We moved to a new house in the summer of 1989 — for practical reasons — on a long weekend at the end of August. It was the same weekend that the Pan-European Picnic took place on the border of Austria and Hungary. After more than 40 years of division by the Iron Curtain, the two countries opened up their borders (for a few hours), letting people pass freely, and allowing East German refugees to flee to West Germany through Austria. The event was crucial to the Revolutions of 1989, leading to the lifting of the Iron Curtain and the reunification of Germany three months later. The only difference I noticed then was that my school was closer to our new home.
Looking at the photograph through a microscopic magnifier, I can clearly see distinguishable clouds of colours, dye clouds of cyans, magentas, yellows; cluttered groups of grains. (...)
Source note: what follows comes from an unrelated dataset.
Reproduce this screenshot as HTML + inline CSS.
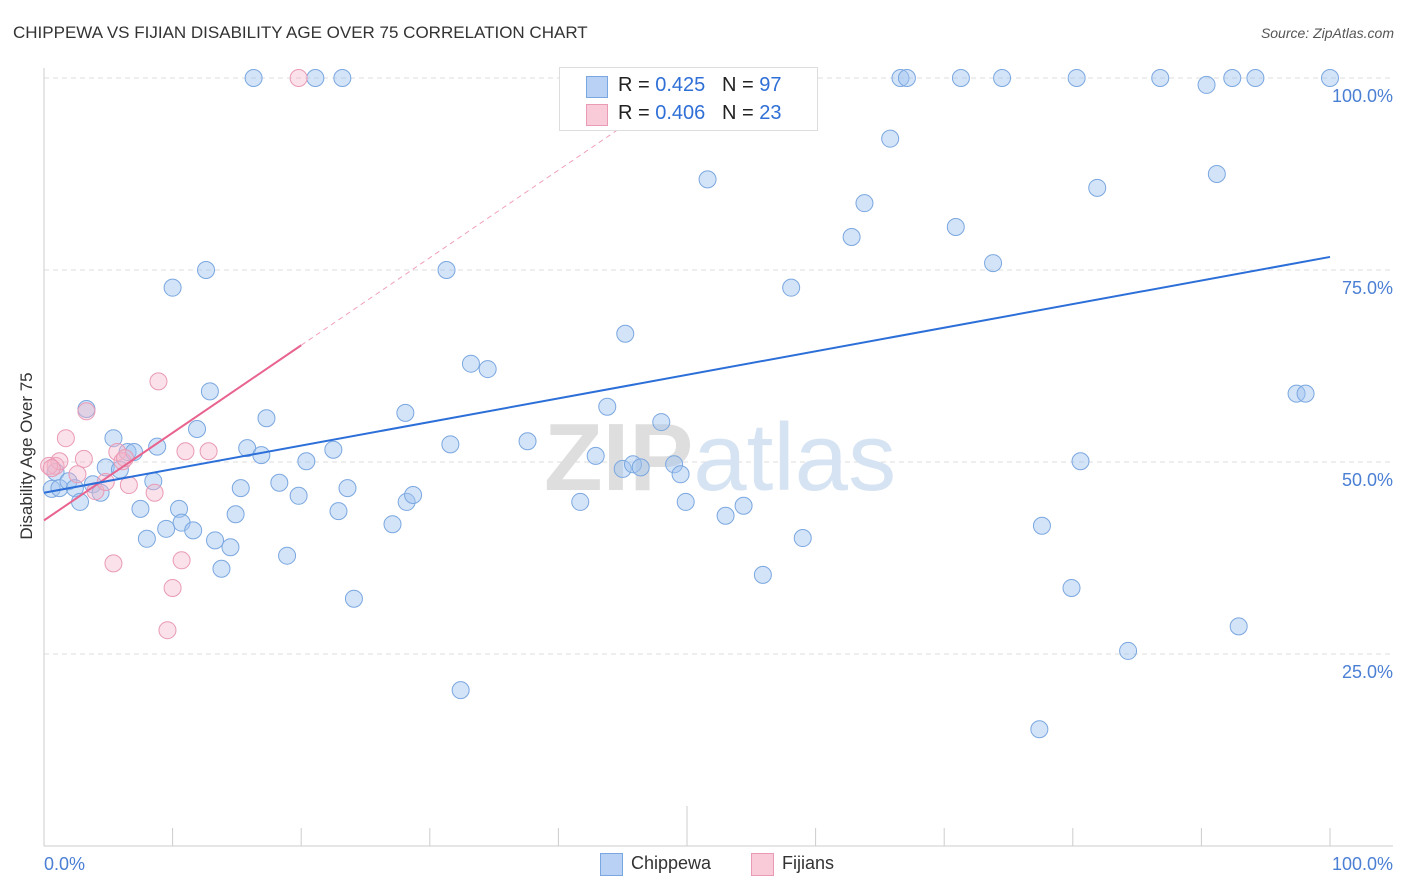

How do the meanings of place, distance and belonging shift in the context of our relativist, constantly changing world? How can we redefine our sense of place in a progressive and outward looking way, shift our spatial understanding from points towards vectors and velocities? Where are our roots? Where are our routes? How would the photo change if I gave it a title, instead of Untitled? REAR, VIEW, FEAR, TURN, OPEN, LOOP, FAKE, MEMO, BLUE, GATE, AXIS, JINX, FADE, WAKE or BIAS? (...) It has become inevitable to work with this photograph.